:: Saved data entries ::
---------------

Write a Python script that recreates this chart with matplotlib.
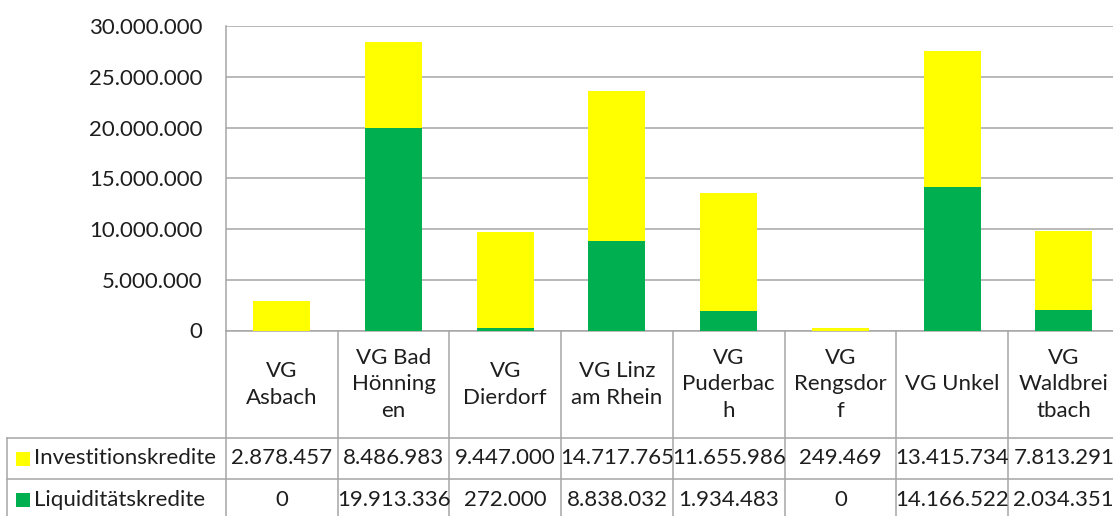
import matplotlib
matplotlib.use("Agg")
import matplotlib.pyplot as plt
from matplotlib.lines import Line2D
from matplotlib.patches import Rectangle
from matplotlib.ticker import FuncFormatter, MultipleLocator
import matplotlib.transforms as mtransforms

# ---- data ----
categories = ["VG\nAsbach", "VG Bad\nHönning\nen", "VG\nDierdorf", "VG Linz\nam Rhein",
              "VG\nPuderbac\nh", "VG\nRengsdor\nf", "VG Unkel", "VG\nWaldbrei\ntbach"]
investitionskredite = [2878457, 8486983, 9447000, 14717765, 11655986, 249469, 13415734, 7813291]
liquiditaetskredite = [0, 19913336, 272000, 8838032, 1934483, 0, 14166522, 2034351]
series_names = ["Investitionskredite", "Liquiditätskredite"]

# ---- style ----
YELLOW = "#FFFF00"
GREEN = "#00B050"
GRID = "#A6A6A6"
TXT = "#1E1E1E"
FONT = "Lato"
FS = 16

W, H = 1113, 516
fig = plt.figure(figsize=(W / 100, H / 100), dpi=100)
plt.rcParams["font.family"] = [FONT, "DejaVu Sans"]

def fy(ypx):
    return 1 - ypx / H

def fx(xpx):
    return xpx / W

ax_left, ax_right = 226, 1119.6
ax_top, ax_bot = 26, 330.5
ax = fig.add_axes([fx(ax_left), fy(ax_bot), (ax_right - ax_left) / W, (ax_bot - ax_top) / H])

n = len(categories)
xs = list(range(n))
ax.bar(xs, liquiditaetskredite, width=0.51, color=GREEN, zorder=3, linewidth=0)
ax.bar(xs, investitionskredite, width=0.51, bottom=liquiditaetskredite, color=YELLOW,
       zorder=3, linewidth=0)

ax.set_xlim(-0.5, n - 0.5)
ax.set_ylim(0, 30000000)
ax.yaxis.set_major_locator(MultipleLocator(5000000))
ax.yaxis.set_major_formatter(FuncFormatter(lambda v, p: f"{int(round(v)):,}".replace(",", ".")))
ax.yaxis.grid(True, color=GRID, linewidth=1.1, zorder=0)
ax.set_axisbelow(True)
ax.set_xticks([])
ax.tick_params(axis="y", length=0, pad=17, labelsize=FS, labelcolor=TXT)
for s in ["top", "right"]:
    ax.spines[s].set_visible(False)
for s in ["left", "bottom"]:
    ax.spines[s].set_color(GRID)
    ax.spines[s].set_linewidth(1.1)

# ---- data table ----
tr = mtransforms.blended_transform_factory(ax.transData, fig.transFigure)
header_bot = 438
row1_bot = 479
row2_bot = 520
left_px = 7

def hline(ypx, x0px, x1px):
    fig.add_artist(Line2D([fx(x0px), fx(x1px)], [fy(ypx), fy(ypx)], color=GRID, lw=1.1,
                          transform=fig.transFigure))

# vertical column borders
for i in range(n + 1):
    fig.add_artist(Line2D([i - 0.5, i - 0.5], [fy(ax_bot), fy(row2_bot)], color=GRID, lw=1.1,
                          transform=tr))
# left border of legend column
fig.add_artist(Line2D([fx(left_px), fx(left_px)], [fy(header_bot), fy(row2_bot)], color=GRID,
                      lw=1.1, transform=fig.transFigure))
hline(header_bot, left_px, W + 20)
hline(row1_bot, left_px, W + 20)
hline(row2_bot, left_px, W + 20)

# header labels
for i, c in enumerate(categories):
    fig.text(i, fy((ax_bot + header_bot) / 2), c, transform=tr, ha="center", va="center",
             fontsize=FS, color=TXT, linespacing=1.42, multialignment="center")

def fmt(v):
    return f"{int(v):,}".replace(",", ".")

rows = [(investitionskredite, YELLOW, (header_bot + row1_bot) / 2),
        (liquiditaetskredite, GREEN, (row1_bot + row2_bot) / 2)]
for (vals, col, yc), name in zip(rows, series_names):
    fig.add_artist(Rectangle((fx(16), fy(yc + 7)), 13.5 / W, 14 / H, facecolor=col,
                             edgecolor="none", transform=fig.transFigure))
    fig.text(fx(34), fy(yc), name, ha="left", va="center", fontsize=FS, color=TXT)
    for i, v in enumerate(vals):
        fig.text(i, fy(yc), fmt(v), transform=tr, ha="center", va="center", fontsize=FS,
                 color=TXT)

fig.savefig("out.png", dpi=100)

---------------

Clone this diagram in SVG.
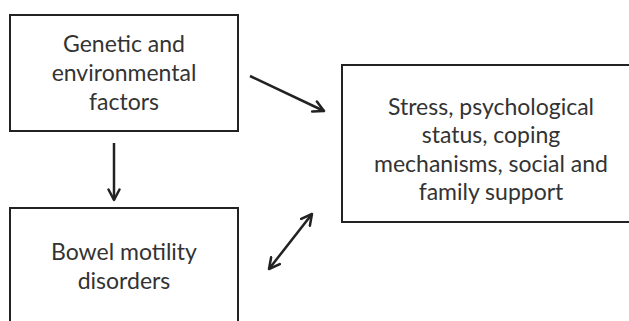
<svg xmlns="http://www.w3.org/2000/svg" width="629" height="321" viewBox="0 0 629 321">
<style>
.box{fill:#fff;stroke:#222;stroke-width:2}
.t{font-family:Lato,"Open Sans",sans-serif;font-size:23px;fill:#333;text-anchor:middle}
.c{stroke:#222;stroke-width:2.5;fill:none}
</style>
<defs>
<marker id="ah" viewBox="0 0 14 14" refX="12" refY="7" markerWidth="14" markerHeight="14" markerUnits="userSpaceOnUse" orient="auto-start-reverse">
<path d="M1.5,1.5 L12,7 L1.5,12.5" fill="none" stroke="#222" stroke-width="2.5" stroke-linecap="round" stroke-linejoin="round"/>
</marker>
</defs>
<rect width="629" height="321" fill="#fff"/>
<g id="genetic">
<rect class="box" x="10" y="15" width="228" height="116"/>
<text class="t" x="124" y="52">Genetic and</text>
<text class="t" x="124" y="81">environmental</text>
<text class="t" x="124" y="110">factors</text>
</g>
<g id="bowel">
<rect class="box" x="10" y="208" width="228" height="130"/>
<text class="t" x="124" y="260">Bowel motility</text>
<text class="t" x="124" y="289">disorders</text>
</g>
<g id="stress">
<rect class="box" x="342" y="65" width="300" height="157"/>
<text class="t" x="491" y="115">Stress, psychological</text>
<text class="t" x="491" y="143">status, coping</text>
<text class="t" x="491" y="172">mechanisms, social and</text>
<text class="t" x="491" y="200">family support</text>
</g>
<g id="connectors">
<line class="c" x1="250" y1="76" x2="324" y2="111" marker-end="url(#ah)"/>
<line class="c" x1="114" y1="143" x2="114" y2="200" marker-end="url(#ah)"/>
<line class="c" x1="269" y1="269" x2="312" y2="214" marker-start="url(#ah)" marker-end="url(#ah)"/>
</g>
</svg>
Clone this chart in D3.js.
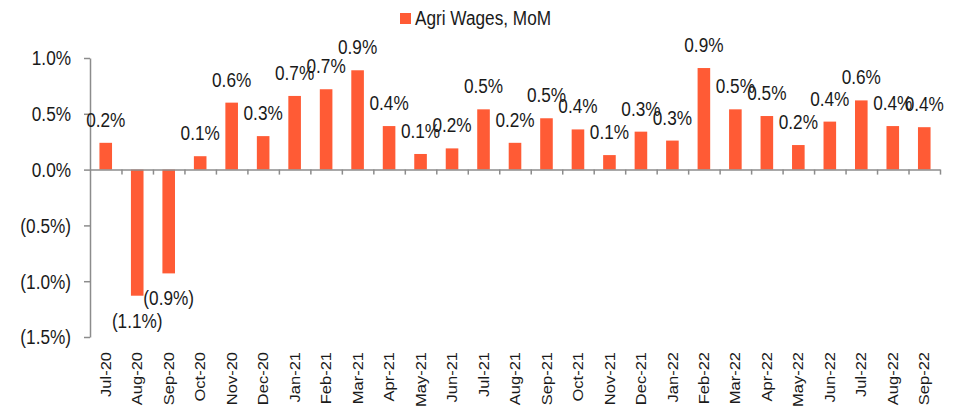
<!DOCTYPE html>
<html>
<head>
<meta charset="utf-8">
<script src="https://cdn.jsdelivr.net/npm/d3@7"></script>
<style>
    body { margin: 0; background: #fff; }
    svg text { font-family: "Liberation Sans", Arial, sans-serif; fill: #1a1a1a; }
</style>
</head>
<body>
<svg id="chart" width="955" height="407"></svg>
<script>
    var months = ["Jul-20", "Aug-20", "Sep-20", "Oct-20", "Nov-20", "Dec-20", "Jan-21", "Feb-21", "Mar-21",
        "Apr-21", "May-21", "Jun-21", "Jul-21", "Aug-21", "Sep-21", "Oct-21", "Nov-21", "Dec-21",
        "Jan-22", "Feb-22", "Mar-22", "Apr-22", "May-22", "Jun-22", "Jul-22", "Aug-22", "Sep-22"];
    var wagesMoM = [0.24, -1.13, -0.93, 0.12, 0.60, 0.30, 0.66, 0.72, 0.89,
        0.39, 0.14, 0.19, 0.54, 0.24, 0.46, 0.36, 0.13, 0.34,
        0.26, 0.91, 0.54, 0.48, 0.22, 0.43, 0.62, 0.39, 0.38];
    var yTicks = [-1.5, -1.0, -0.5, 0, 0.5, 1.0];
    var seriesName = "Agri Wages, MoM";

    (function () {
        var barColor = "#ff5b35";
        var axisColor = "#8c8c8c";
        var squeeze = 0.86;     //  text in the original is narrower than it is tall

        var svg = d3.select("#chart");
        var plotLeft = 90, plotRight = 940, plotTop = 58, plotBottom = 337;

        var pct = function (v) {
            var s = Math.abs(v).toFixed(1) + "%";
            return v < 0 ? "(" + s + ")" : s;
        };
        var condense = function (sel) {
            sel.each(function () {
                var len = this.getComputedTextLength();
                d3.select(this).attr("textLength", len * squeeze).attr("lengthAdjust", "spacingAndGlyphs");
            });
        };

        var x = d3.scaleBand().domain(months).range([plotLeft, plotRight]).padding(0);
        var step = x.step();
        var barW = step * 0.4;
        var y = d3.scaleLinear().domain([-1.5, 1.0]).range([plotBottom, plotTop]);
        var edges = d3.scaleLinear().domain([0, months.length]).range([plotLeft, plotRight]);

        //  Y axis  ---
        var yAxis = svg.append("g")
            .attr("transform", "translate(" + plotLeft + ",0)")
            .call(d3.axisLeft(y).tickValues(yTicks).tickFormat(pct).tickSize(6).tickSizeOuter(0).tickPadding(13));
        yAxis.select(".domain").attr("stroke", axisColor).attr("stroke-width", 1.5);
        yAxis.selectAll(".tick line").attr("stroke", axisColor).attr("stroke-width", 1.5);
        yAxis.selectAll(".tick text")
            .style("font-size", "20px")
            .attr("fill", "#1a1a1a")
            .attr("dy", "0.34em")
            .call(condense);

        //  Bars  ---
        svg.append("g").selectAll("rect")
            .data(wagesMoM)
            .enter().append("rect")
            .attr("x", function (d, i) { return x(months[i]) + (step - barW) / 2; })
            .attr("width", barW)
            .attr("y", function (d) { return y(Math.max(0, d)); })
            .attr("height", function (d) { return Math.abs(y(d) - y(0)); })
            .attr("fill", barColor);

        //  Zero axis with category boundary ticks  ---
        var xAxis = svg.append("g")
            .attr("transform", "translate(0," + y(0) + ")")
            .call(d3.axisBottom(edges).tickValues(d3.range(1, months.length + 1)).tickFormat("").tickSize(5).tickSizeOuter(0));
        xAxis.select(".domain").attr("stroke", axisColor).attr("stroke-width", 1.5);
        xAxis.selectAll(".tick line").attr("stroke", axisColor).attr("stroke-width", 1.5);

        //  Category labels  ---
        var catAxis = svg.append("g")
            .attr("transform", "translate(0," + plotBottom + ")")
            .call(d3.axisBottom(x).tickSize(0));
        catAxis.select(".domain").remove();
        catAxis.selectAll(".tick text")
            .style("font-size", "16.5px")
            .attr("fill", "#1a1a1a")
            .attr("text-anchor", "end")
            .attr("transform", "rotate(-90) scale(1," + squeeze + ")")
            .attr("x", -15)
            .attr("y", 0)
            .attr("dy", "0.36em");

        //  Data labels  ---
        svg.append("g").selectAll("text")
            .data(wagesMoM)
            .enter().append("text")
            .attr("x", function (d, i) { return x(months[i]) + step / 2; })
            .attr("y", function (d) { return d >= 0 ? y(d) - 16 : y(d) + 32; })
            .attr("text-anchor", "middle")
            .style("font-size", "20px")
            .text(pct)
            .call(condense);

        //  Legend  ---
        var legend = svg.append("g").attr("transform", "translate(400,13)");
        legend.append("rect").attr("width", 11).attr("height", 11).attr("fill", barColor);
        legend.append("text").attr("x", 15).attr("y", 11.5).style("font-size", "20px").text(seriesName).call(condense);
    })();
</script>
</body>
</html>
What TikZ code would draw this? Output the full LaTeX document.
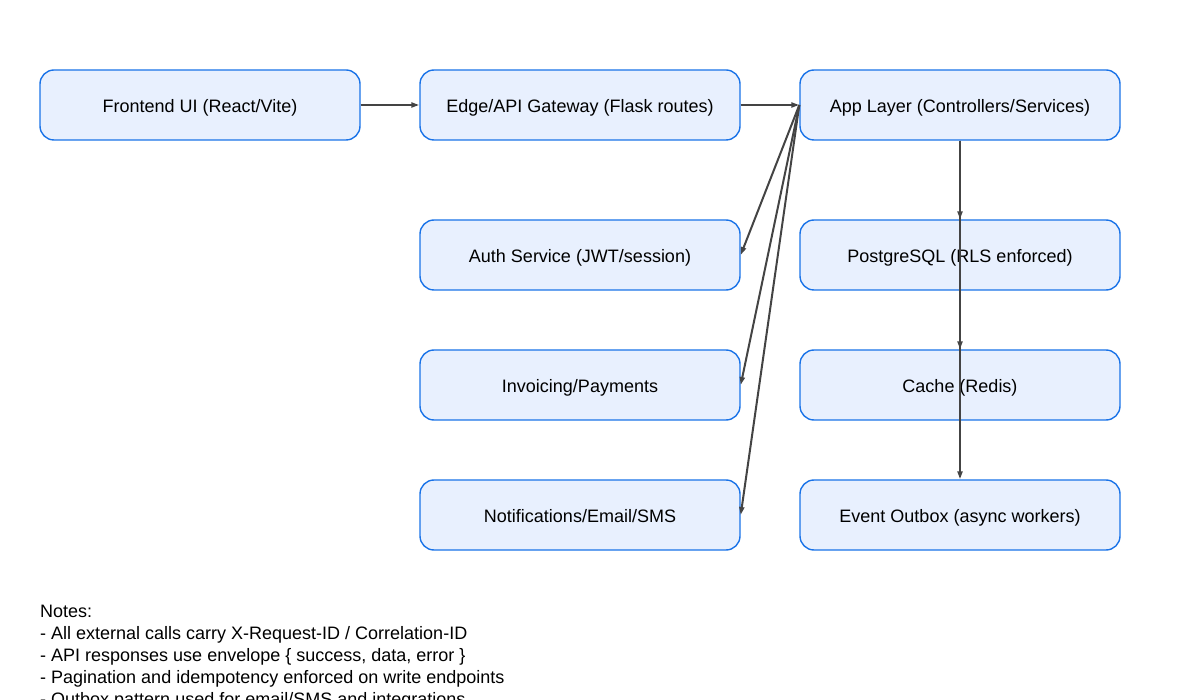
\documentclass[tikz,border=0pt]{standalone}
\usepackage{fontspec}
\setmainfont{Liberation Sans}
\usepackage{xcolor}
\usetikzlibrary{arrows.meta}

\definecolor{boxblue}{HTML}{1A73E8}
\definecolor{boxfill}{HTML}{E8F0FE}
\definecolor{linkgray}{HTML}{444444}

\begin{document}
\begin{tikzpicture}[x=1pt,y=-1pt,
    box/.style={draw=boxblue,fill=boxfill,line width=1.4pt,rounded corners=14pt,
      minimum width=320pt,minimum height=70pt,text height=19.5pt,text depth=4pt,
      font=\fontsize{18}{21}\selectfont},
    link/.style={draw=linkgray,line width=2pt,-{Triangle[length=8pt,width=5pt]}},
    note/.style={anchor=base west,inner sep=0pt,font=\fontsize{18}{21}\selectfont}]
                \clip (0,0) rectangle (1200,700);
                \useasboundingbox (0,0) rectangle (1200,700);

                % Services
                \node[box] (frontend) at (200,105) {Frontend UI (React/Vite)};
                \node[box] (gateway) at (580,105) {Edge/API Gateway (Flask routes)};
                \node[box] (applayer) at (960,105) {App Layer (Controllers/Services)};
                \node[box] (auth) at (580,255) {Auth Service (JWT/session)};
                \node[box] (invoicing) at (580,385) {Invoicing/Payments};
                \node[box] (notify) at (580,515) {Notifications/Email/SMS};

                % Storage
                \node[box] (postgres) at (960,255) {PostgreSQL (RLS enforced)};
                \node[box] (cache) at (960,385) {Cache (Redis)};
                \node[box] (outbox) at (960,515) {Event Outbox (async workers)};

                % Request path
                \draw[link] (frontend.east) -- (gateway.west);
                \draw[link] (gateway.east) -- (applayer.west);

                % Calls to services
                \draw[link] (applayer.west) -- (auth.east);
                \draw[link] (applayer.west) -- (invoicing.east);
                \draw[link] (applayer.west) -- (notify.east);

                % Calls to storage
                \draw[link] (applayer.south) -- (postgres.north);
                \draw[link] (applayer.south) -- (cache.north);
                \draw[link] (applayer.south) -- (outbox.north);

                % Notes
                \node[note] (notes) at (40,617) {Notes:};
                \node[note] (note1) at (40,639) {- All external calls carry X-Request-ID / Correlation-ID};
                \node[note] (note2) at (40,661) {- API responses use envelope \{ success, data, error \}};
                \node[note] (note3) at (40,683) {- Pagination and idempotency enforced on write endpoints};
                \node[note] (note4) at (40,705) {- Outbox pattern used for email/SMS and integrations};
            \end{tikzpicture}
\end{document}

---------------

:: WHAT YOU ARE ASKED TO DO ::
Start at the line above containing "Write a Python" and stop at the line containing "return xpx / W": print those lines and everything between them exactly, but not the pictures.

:: SOLUTION FOR THIS PROBLEM ::
Write a Python script that recreates this chart with matplotlib.
import matplotlib
matplotlib.use("Agg")
import matplotlib.pyplot as plt
from matplotlib.lines import Line2D
from matplotlib.patches import Rectangle
from matplotlib.ticker import FuncFormatter, MultipleLocator
import matplotlib.transforms as mtransforms

# ---- data ----
categories = ["VG\nAsbach", "VG Bad\nHönning\nen", "VG\nDierdorf", "VG Linz\nam Rhein",
              "VG\nPuderbac\nh", "VG\nRengsdor\nf", "VG Unkel", "VG\nWaldbrei\ntbach"]
investitionskredite = [2878457, 8486983, 9447000, 14717765, 11655986, 249469, 13415734, 7813291]
liquiditaetskredite = [0, 19913336, 272000, 8838032, 1934483, 0, 14166522, 2034351]
series_names = ["Investitionskredite", "Liquiditätskredite"]

# ---- style ----
YELLOW = "#FFFF00"
GREEN = "#00B050"
GRID = "#A6A6A6"
TXT = "#1E1E1E"
FONT = "Lato"
FS = 16

W, H = 1113, 516
fig = plt.figure(figsize=(W / 100, H / 100), dpi=100)
plt.rcParams["font.family"] = [FONT, "DejaVu Sans"]

def fy(ypx):
    return 1 - ypx / H

def fx(xpx):
    return xpx / W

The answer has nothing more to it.